One criticism: the festival reached beyond disability to other forms of marginalization—mental illness, immigration, carceral institutions—in ways that risked diluting focus on the specific condition of disability as defined by the UN Convention that has been the binding framework for disability rights since 2006.
The spectrum of disability is already so vast and so poorly represented that it runs constant risk of erasure. As writer Claudia Durastanti noted in her remarks, disability exposes a fragility that we all carry but spend our lives trying to forget—a point the sociologist Ciro Tarantino underscored by citing Julia Kristeva.
Special mention belongs to the carefully curated selection of photographs, short films, documentaries, and features that told disability's story. Photographer Paolo Manzo met Mario, paralyzed after a diving accident. Their encounter became a visual narrative titled M: three inflections of a single letter in Mario's life, in his mother's, and in their unbroken bond with the sea in Naples. A life that increasingly depends on his mother's strength to remain an active member of his community. The reportage enters Mario's daily, intimate world with tangible care.
Or the short film The Cardboard Chair, in which Marco Zuin documents the creation of a simple, ingenious—and beautiful—object for a Kenyan boy. Before the chair arrived, the child, who has severe hydrocephalus, could only be held by his mother on a sofa or in her arms. The chair opened new possibilities and, crucially, made him visible to his community.
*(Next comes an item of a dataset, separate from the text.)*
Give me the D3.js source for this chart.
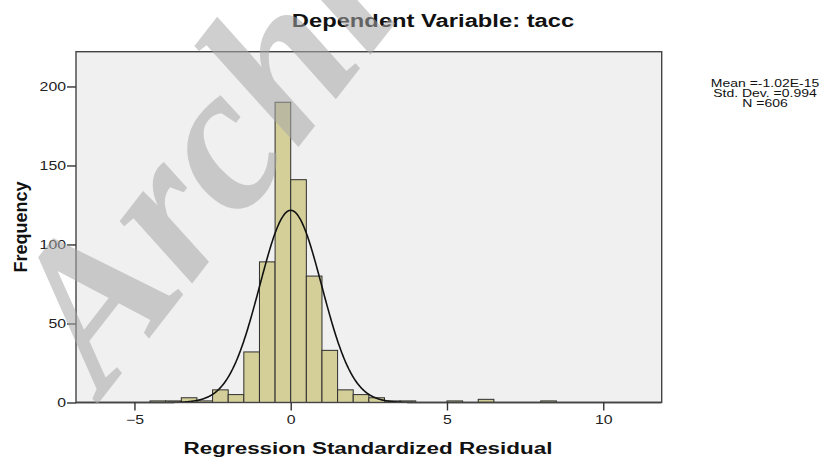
<!DOCTYPE html>
<html>
<head>
<meta charset="utf-8">
<script src="https://cdn.jsdelivr.net/npm/d3@7"></script>
<style>
  body { margin: 0; background: #fff; }
  svg { display: block; font-family: "Liberation Sans", Arial, sans-serif; }
</style>
</head>
<body>
<div id="chart"></div>
<script>
// histogram bins (left edge of each 0.5 wide bin) and frequencies
const binStarts = [-4.5, -4, -3.5, -3, -2.5, -2, -1.5, -1, -0.5, 0, 0.5, 1, 1.5, 2, 2.5, 3, 3.5, 5, 6, 8];
const counts    = [1, 1, 3, 1, 8, 5, 32, 89, 190, 141, 80, 33, 8, 5, 3, 1, 1, 1, 2, 1];
const binWidth = 0.5;

const xTicks = [-5, 0, 5, 10];
const yTicks = [0, 50, 100, 150, 200];

// fitted normal curve parameters
const mean = -1.02e-15;
const stdDev = 0.994;
const n = 606;
const statLines = ["Mean =-1.02E-15", "Std. Dev. =0.994", "N =606"];

const title = "Dependent Variable: tacc";
const xTitle = "Regression Standardized Residual";
const yTitle = "Frequency";

const width = 828, height = 459;
const sx = 1.32; // picture is stretched sideways

const svg = d3.select("#chart").append("svg")
    .attr("width", width)
    .attr("height", height);

const x = d3.scaleLinear().domain([-6.87, 11.87]).range([76, 661.7]);
const y = d3.scaleLinear().domain([0, 222]).range([402.5, 51.7]);

// plot background
svg.append("rect")
    .attr("x", x.range()[0])
    .attr("y", y.range()[1])
    .attr("width", x.range()[1] - x.range()[0])
    .attr("height", y.range()[0] - y.range()[1])
    .attr("fill", "#f0f0f0");

const bins = binStarts.map((s, i) => ({ x0: s, x1: s + binWidth, count: counts[i] }));

svg.selectAll(".bar")
    .data(bins)
    .enter()
    .append("rect")
    .attr("class", "bar")
    .attr("x", d => x(d.x0))
    .attr("y", d => y(d.count))
    .attr("width", d => x(d.x1) - x(d.x0))
    .attr("height", d => y(0) - y(d.count))
    .attr("fill", "#d4cf99")
    .attr("stroke", "#2e2e2e")
    .attr("stroke-width", 1);

// normal curve
const xs = d3.range(-6.87, 11.87, 0.02);
const normal = v => n * binWidth / (stdDev * Math.sqrt(2 * Math.PI)) * Math.exp(-0.5 * ((v - mean) / stdDev) ** 2);

svg.append("path")
    .datum(xs)
    .attr("fill", "none")
    .attr("stroke", "#111")
    .attr("stroke-width", 1.6)
    .attr("d", d3.line().x(d => x(d)).y(d => y(normal(d))));

// frame
svg.append("rect")
    .attr("x", x.range()[0])
    .attr("y", y.range()[1])
    .attr("width", x.range()[1] - x.range()[0])
    .attr("height", y.range()[0] - y.range()[1])
    .attr("fill", "none")
    .attr("stroke", "#444")
    .attr("stroke-width", 1.4);

// axes
const yAxis = svg.append("g")
    .attr("transform", "translate(" + x.range()[0] + ",0)")
    .call(d3.axisLeft(y).tickValues(yTicks).tickSize(9).tickPadding(1));
yAxis.select(".domain").remove();
yAxis.selectAll("line").attr("stroke", "#333").attr("stroke-width", 1.4);
yAxis.selectAll("text")
    .attr("font-size", 12)
    .attr("fill", "#222")
    .attr("font-family", "Liberation Sans, Arial, sans-serif")
    .attr("x", -10 / sx)
    .attr("transform", "scale(" + sx + ",1)");

const xAxis = svg.append("g")
    .attr("transform", "translate(0," + y.range()[0] + ")")
    .call(d3.axisBottom(x).tickValues(xTicks).tickSize(8).tickPadding(5));
xAxis.select(".domain").remove();
xAxis.selectAll("line").attr("stroke", "#333").attr("stroke-width", 1.4);
xAxis.selectAll("text")
    .attr("font-size", 12)
    .attr("fill", "#222")
    .attr("font-family", "Liberation Sans, Arial, sans-serif")
    .attr("transform", "scale(" + sx + ",1)");

// titles
svg.append("text")
    .attr("transform", "translate(433,27) scale(" + sx + ",1)")
    .attr("text-anchor", "middle")
    .attr("font-size", 18)
    .attr("font-weight", "bold")
    .attr("fill", "#111")
    .text(title);

svg.append("text")
    .attr("transform", "translate(368,454) scale(" + sx + ",1)")
    .attr("text-anchor", "middle")
    .attr("font-size", 17)
    .attr("font-weight", "bold")
    .attr("fill", "#111")
    .text(xTitle);

svg.append("text")
    .attr("transform", "translate(27,227) rotate(-90)")
    .attr("text-anchor", "middle")
    .attr("font-size", 18)
    .attr("font-weight", "bold")
    .attr("fill", "#111")
    .text(yTitle);

// stats text
svg.selectAll(".stat")
    .data(statLines)
    .enter()
    .append("text")
    .attr("class", "stat")
    .attr("transform", (d, i) => "translate(765," + (86.5 + i * 10.2) + ") scale(1.4,1)")
    .attr("text-anchor", "middle")
    .attr("font-size", 10)
    .attr("fill", "#111")
    .text(d => d);

// watermark
svg.append("text")
    .attr("transform", "translate(104,396) rotate(-52)")
    .attr("font-family", "Liberation Serif, Times New Roman, serif")
    .attr("font-style", "italic")
    .attr("font-weight", "bold")
    .attr("font-size", 208)
    .attr("fill", "#a8a8a8")
    .attr("fill-opacity", 0.55)
    .text("Archive");
</script>
</body>
</html>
Fashioned from skillful, creative hands and often-discarded materials that are nonetheless light and strong, the chair itself is deeply moving.
Photographs like those by Paola Cominetta documenting colorblindness (see images below), and documentaries—When We Walk, À l'école des Philosophes, and L'estate più bella, all previewed on the festival's Vimeo channel—are essential tools for building empathy with the lived experience they depict. They are the first step toward the necessary shift in how we see and feel. Luigi Manconi, speaking with characteristic force in one of the conversations, reminded us that Italy suffers from a "persistent, stubborn, utterly entrenched backwardness in civic sense"* precisely toward people with disabilities. That is something we urgently need to fix.
* (He used this phrase after the moderator had introduced his voice as stentorian rather than thundering.)